Ma anche queste importazioni non solo servono a noi ma sono necessarie alla sopravvivenza dei paesi esportatori.
Nessuno puo’ ragionevolmente pensare a focalizzarsi a rallentare
questi scambi nell’interesse dei paesi esportatori.
3) Dunque il problema e’ altro.
In primis e’ la SOVRAPPOPOLAZIONE, del terzo mondo , si’ ma anche d’Europa.
Pero’ la sovrappopolata Europa al netto delle immigrazioni subite e’ in calo (o in drammatico crollo la sovrappopolata Italia).
POI ci sono anche eccessi di consumi e sprechi.
Che comprendono anche carenze di riciclo, filosofia usa e getta, illusione di perpetua crescita economica materiale, inseguimento dell’espansione nel quadro di sistemi di misura dell’economia (il PIL) che non considerano il consumo di capitale natura non rinnovabile, anzi lo contabilizzano come produzione nel PIL annuale, mentre e’ alienazione di capitale non rinnovabile.
E non siamo solo al picco del petrolio, ma al picco della produzione (ossia sull’orlo del calo e del crollo della stessa) per molte materie prime non rinnovabili, ed altri beni naturali come risorse ittiche e forestali, acqua freatica, metalli comuni e terre rare, e perfino produzioni agricole (per diminuzione delle superfici arabili e dei millimetri di suolo fertile /topsoil) calo della biodiversita’ ed inquinamento.
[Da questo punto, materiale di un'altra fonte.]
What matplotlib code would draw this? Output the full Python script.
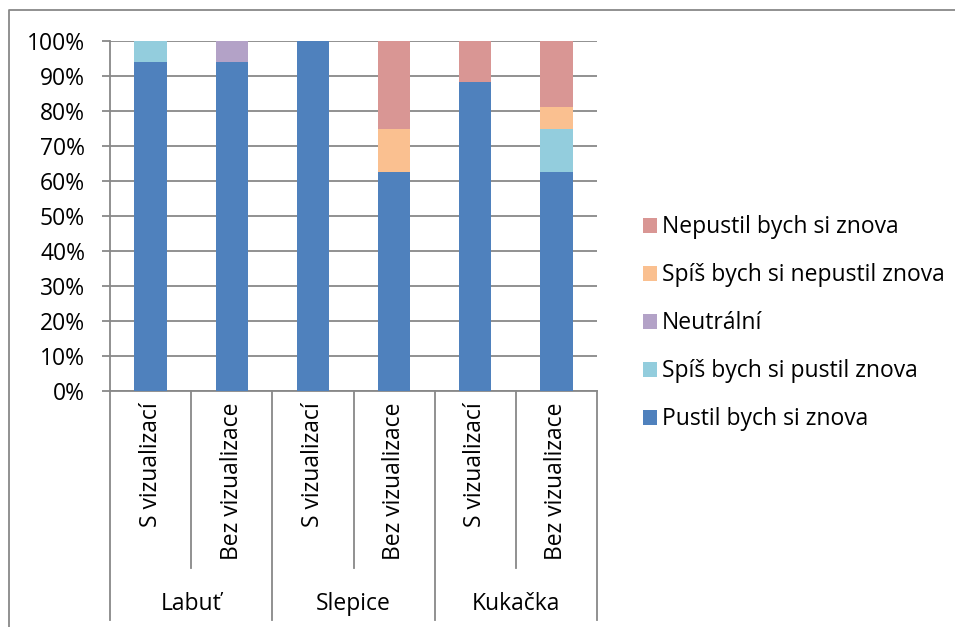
import numpy as np
import matplotlib
matplotlib.use("Agg")
import matplotlib.pyplot as plt
from matplotlib.lines import Line2D
from matplotlib.patches import Patch

# Data (procenta)
groups = ["Labuť", "Slepice", "Kukačka"]
subcats = ["S vizualizací", "Bez vizualizace"]
series = ["Pustil bych si znova", "Spíš bych si pustil znova", "Neutrální",
          "Spíš bych si nepustil znova", "Nepustil bych si znova"]
pustil = [94.0, 94.0, 100.0, 62.5, 88.2, 62.5]
spis_pustil = [6.0, 0.0, 0.0, 0.0, 0.0, 12.5]
neutralni = [0.0, 6.0, 0.0, 0.0, 0.0, 0.0]
spis_nepustil = [0.0, 0.0, 0.0, 12.5, 0.0, 6.25]
nepustil = [0.0, 0.0, 0.0, 25.0, 11.8, 18.75]
colors = ["#4F81BD", "#93CDDD", "#B3A2C7", "#FAC090", "#D99694"]

plt.rcParams['font.family'] = ['Open Sans', 'DejaVu Sans']
FS = 16.5
W, H = 955, 627
fig = plt.figure(figsize=(W / 100, H / 100), dpi=100)

# Plocha grafu v pixelech
x0, x1, y0, y1 = 110, 597, 41, 391
ax = fig.add_axes([x0 / W, 1 - y1 / H, (x1 - x0) / W, (y1 - y0) / H])

grid_c = "#888888"
n = len(pustil)
x = np.arange(n)
bottom = np.zeros(n)
for vals, c in zip([pustil, spis_pustil, neutralni, spis_nepustil, nepustil], colors):
    ax.bar(x, vals, 0.4, bottom=bottom, color=c, zorder=3)
    bottom += np.array(vals)

ax.set_xlim(-0.5, n - 0.5)
ax.set_ylim(0, 100)
ax.set_yticks(np.arange(0, 101, 10))
ax.set_yticklabels([f"{v}%" for v in range(0, 101, 10)], fontsize=FS)
ax.set_xticks([])
ax.grid(axis="y", color=grid_c, linewidth=1.3, zorder=0)
ax.tick_params(axis="y", length=6, width=1.3, color=grid_c, pad=12)
for s in ["top", "right"]:
    ax.spines[s].set_visible(False)
for s in ["left", "bottom"]:
    ax.spines[s].set_color(grid_c)
    ax.spines[s].set_linewidth(1.3)

# Popisky kategorii pod osou (ve stylu tabulky)
step = (x1 - x0) / n
def fx(px):
    return px / W
def fy(py):
    return 1 - py / H

for i in range(n + 1):
    px = x0 + i * step
    end = 620 if i % 2 == 0 else 568
    fig.add_artist(Line2D([fx(px), fx(px)], [fy(y1), fy(end)], color=grid_c, linewidth=1.3))

for i in range(n):
    cx = x0 + (i + 0.5) * step
    fig.text(fx(cx), fy(402), subcats[i % 2], rotation=90, ha="center", va="top", fontsize=FS)
for g, name in enumerate(groups):
    cx = x0 + (2 * g + 1) * step
    fig.text(fx(cx), fy(604), name, ha="center", va="center", fontsize=FS)

# Ramecek grafu
fig.add_artist(Line2D([fx(9), fx(9), fx(960)], [fy(640), fy(10), fy(10)], color=grid_c, linewidth=1.3))

# Legenda
handles = [Patch(facecolor=c) for c in colors][::-1]
fig.legend(handles, series[::-1], loc="upper left", bbox_to_anchor=(fx(634), fy(206)),
           frameon=False, fontsize=FS, handlelength=0.62, handleheight=0.62,
           handletextpad=0.2, labelspacing=1.05, borderaxespad=0)

fig.savefig("out.png", dpi=100)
Ma alla radice di tutti i mali c’e’ l’eccesso di popolazione, il non voler capire che di piu’ non e’ per niente meglio.
Non c’e’ un solo problema che non verrebbe ridotto se si fosse riusciti a bloccare la popolazione alla meta’ di quella attuale.
Riprendo, faccio mia e sottolineo ciascuna delle parole scritte da Marcus, qui sopra. L’ambientalismo che non prende in considerazione l’eccesso di popolazione in relazione al territorio che si sta analizzando è un falso ambientalismo, assolutamente inconsistente e puramente ideologico. Scienziati che ignorano una parte del problema fondamentale come l’eccesso di popolazione in relazione a ogni singola porzione di territorio e nel suo complesso sono falsi scienziati, acciecati da un “confirmation bias” che li squalifica nel proprio ruolo. Una rivista, anche se sul web, che segua la stessa linea non si può fregiare della qualifica di “giornale di scienza”.